What is the meaning of strata in rsample?

I learned that the strata in rsample is what does the uniform sample.

However, I compared them with the following code and cannot see any difference.
What is different about the results?

# no strata
set.seed(123)
ames_split <- initial_split(ames, prob = 0.80)
ames_train <- training(ames_split) %>% mutate(id = "train")
ames_test  <-  testing(ames_split) %>% mutate(id = "test") 
bind_df <- bind_rows(ames_train,ames_test)

bind_df %>% 
  ggplot(aes(x = Sale_Price,fill=id)) + 
  geom_histogram(bins = 50,position = "identity", alpha = 0.8)

bind_df %>% 
  ggplot(aes(x = Sale_Price,fill=id)) + 
  geom_histogram(bins = 50,position = "fill", alpha = 0.8)

# set strata
set.seed(123)
ames_split <- initial_split(ames, prob = 0.80, strata = Sale_Price)
ames_train <- training(ames_split) %>% mutate(id = "train")
ames_test  <-  testing(ames_split) %>% mutate(id = "test") 
bind_df <- bind_rows(ames_train,ames_test)

bind_df %>% 
  ggplot(aes(x = Sale_Price,fill=id)) + 
  geom_histogram(bins = 50,position = "identity", alpha = 0.8)

bind_df %>% 
  ggplot(aes(x = Sale_Price,fill=id)) + 
  geom_histogram(bins = 50,position = "fill", alpha = 0.8)

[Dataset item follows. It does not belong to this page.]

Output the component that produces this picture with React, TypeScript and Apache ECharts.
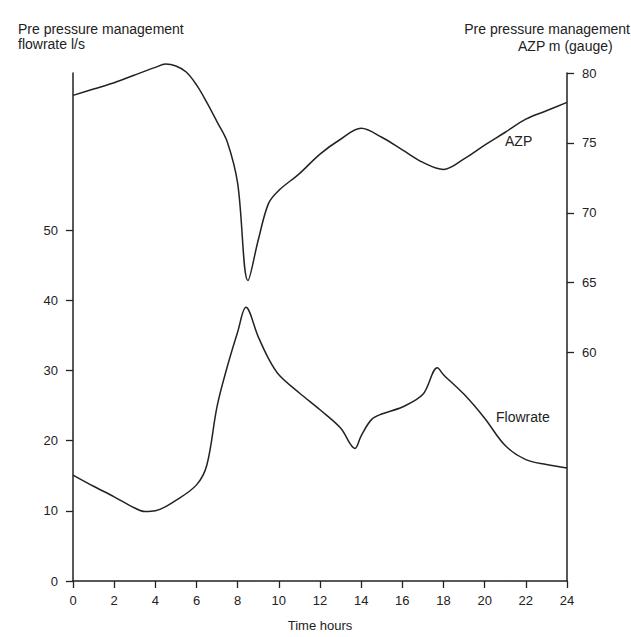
import React, { useEffect, useRef } from "react";
import * as echarts from "echarts";

const azpHours = [0, 1, 2, 3, 4, 4.5, 5, 5.5, 6, 6.5, 7, 7.5, 8, 8.5, 9, 9.5, 10, 11, 12, 13, 14, 15, 16, 17, 18, 19, 20, 21, 22, 23, 24];
const azpValues = [78.4, 78.85, 79.3, 79.86, 80.4, 80.64, 80.5, 80.07, 79.15, 77.9, 76.5, 75.05, 72.1, 65.15, 68.05, 70.67, 71.6, 72.8, 74.2, 75.26, 76.04, 75.4, 74.5, 73.6, 73.1, 73.85, 74.84, 75.76, 76.7, 77.3, 77.9];

const flowHours = [0, 1, 2, 3, 3.5, 4, 5, 6, 6.5, 7, 7.5, 8, 8.4, 9, 9.5, 10, 11, 12, 13, 13.7, 14, 14.5, 15, 16, 17, 17.7, 18, 19, 20, 21, 22, 23, 24];
const flowValues = [15.1, 13.5, 12.0, 10.4, 9.9, 10.0, 11.5, 13.7, 16.5, 24.9, 30.6, 35.5, 39.0, 34.8, 31.7, 29.4, 26.8, 24.4, 21.8, 18.9, 20.7, 23.0, 23.8, 24.8, 26.6, 30.4, 29.4, 26.6, 23.2, 19.3, 17.3, 16.6, 16.1];

const leftTicks = [0, 10, 20, 30, 40, 50];
const rightTicks = [60, 65, 70, 75, 80];

const FONT = "'Liberation Sans', Arial, sans-serif";
const INK = "#222";

export default function App() {
  const ref = useRef<HTMLDivElement>(null);
  useEffect(() => {
    if (!ref.current) return;
    const chart = echarts.init(ref.current, undefined, { renderer: "svg" });
    const axisCommon = {
      axisLine: { show: true, lineStyle: { color: INK, width: 1.5 } },
      axisTick: { show: true, length: 7, lineStyle: { color: INK, width: 1.3 } },
      axisLabel: { color: INK, fontSize: 13, fontFamily: FONT, margin: 15 },
      splitLine: { show: false },
    };
    chart.setOption({
      animation: false,
      backgroundColor: "#fff",
      grid: { left: 73, right: 64, top: 73, bottom: 50 },
      xAxis: {
        type: "value",
        min: 0,
        max: 24,
        interval: 2,
        name: "Time hours",
        nameLocation: "middle",
        nameGap: 38,
        nameTextStyle: { color: INK, fontSize: 13, fontFamily: FONT },
        ...axisCommon,
        axisLabel: { ...axisCommon.axisLabel, margin: 13 },
      },
      yAxis: [
        {
          type: "value",
          min: 0,
          max: 72.4,
          position: "left",
          ...axisCommon,
          axisTick: { ...axisCommon.axisTick, customValues: leftTicks },
          axisLabel: { ...axisCommon.axisLabel, customValues: leftTicks },
        },
        {
          type: "value",
          min: 43.65,
          max: 80,
          position: "right",
          ...axisCommon,
          axisTick: { ...axisCommon.axisTick, customValues: rightTicks },
          axisLabel: { ...axisCommon.axisLabel, customValues: rightTicks },
        },
      ],
      series: [
        {
          type: "line",
          name: "AZP",
          yAxisIndex: 1,
          data: azpHours.map((h, i) => [h, azpValues[i]]),
          showSymbol: false,
          smooth: 0.35,
          clip: false,
          lineStyle: { color: INK, width: 1.5 },
        },
        {
          type: "line",
          name: "Flowrate",
          yAxisIndex: 0,
          data: flowHours.map((h, i) => [h, flowValues[i]]),
          showSymbol: false,
          smooth: 0.35,
          clip: false,
          lineStyle: { color: INK, width: 1.5 },
        },
      ],
      graphic: [
        { type: "text", left: 18, top: 22, style: { text: "Pre pressure management", fontSize: 14, fontFamily: FONT, fill: INK } },
        { type: "text", left: 18, top: 37, style: { text: "flowrate l/s", fontSize: 14, fontFamily: FONT, fill: INK } },
        { type: "text", right: 1, top: 22, style: { text: "Pre pressure management", fontSize: 14, fontFamily: FONT, fill: INK } },
        { type: "text", left: 518, top: 39, style: { text: "AZP m (gauge)", fontSize: 14, fontFamily: FONT, fill: INK } },
        { type: "text", left: 505, top: 134, style: { text: "AZP", fontSize: 14, fontFamily: FONT, fill: INK } },
        { type: "text", left: 496, top: 410, style: { text: "Flowrate", fontSize: 14, fontFamily: FONT, fill: INK } },
      ],
    });
    return () => chart.dispose();
  }, []);
  return <div ref={ref} style={{ position: "fixed", left: 0, top: 0, width: 631, height: 637 }} />;
}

stratification should not be performed on continuous variables, its undefined in that context.
You could choose a cutoff(s) to discretise Sale Price into strata, and then attempt to achieve a balanced sample with respect to that. for example


library(tidyverse)
library(tidymodels)
data("ames")

ames2 <- mutate(ames,sp_gt_160000=Sale_Price>160000)

# no strata
set.seed(123)
ames_split1 <- initial_split(ames2, prob = 0.80)
ames_train1<- training(ames_split1) %>% mutate(id = "train")
ames_test1  <-  testing(ames_split1) %>% mutate(id = "test") 
bind_df_no_strata <- bind_rows(ames_train1,ames_test1)


# set strata
set.seed(123)
ames_split2 <- initial_split(ames2, prob = 0.80, strata = sp_gt_160000 )
ames_train2 <- training(ames_split2) %>% mutate(id = "train")
ames_test2  <-  testing(ames_split2) %>% mutate(id = "test") 
bind_df_strata <- bind_rows(ames_train2,ames_test2)


table(ames2$sp_gt_160000)
table(bind_df_no_strata$id,bind_df_no_strata$sp_gt_160000)
table(bind_df_strata$id,bind_df_strata$sp_gt_160000)
#> table(ames2$sp_gt_160000)

FALSE  TRUE 
 1467  1463 
> table(bind_df_no_strata$id,bind_df_no_strata$sp_gt_160000)
       
        FALSE TRUE
  test    349  384
  train  1118 1079
> table(bind_df_strata$id,bind_df_strata$sp_gt_160000)
       
        FALSE TRUE
  test    367  366
  train  1100 1097

see how the source data set
has a close to even balance of TRUE/FALSE on our variable sp_gt_160000; 1467 - 1463
the no strata splits vary a lot; 349-384
compared to the stratified splits; 367-366

That's what rsample does with numeric strata. Admittedly, it is not documented well in the help files but is described here with an example:

For regression problems, the outcome data can be artificially binned into quartiles and then stratified sampling conducted four separate times. This is an effective method for keeping the distributions of the outcome similar between the training and test set.

Thank you for correcting me !
I should get into the tidymodels world more...

I have confirmed that the distribution is similar for test and train with and without strata.
Is this because of the large number of data (all data = large,test data = large, because keep population distribution)?

Is there a good way to check the effect of strata on continuous variables?

Visually or you could use the Kolmogorov-Smirnov test to compare distributions. I don't particularly like that method but that's what it is for.